= Goal of the exercise =
Omit pictures and quote the listing below line by line, from its start through the line that holds "from matplotlib.patches import Rectangle".

----- Data -----

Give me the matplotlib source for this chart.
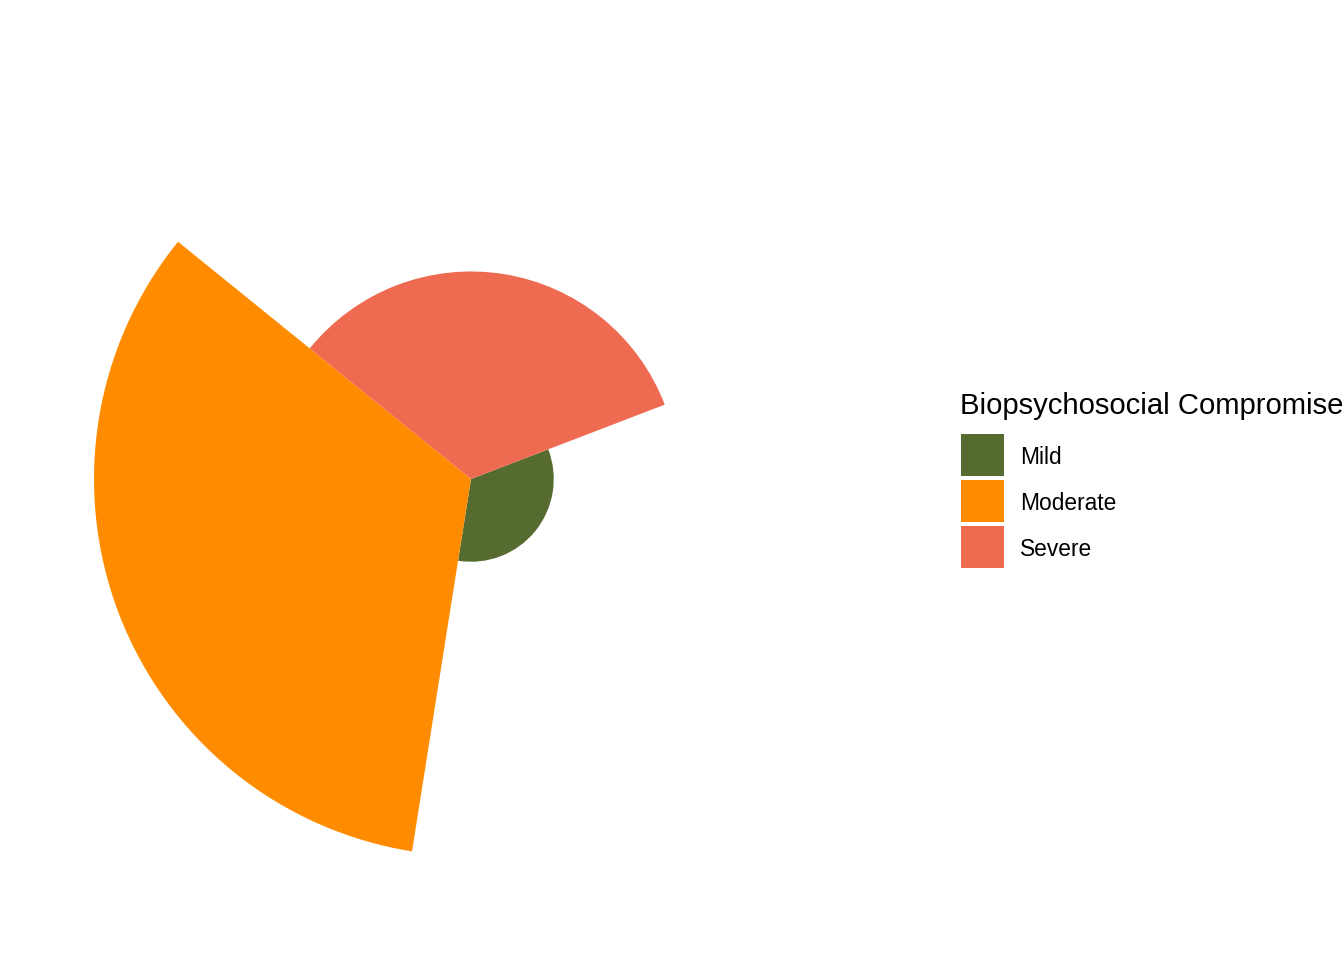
import numpy as np
import matplotlib
matplotlib.use("Agg")
import matplotlib.pyplot as plt
from matplotlib.patches import Rectangle

categories = ["Mild", "Moderate", "Severe"]
percent = [12.4, 56.5, 31.1]
colors = ["#556B2F", "#FF8C00", "#EE6A50"]
legend_title = "Biopsychosocial Compromise"

plt.rcParams['font.family'] = ['Liberation Sans', 'DejaVu Sans']

W, H = 1344, 960
fig = plt.figure(figsize=(W / 100, H / 100), dpi=100)

cx, cy = 471, 479          # centre in pixels
half = 400                 # axes half-size in pixels
ax = fig.add_axes([(cx - half) / W, (H - cy - half) / H, 2 * half / W, 2 * half / H],
                  projection='polar')
ax.set_theta_zero_location('N')
ax.set_theta_direction(-1)

n = len(categories)
width = 2 * np.pi / n
start = np.deg2rad(69)
thetas = start + np.arange(n) * width
ax.bar(thetas, percent, width=width, align='edge', color=colors, edgecolor='none',
       linewidth=0, bottom=0)
rmax = max(percent) * half / 377.0
ax.set_ylim(0, rmax)
ax.set_xticks([])
ax.set_yticks([])
ax.grid(False)
ax.spines['polar'].set_visible(False)
ax.patch.set_alpha(0)

# legend drawn in figure pixels
def fx(px):
    return px / W

def fy(py):
    return 1 - py / H

fig.text(fx(960), fy(414), legend_title, fontsize=21.1, ha='left', va='baseline')
key_tops = [434, 480, 526]
for cat, col, top in zip(categories, colors, key_tops):
    fig.patches.append(Rectangle((fx(961), fy(top + 42)), 43 / W, 42 / H,
                                 transform=fig.transFigure, facecolor=col,
                                 edgecolor='none'))
    fig.text(fx(1020), fy(top + 21), cat, fontsize=16.4, ha='left', va='center_baseline')

fig.savefig("out.png", dpi=100, facecolor='white')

-----

= Completed exercise =
Give me the matplotlib source for this chart.
import numpy as np
import matplotlib
matplotlib.use("Agg")
import matplotlib.pyplot as plt
from matplotlib.patches import Rectangle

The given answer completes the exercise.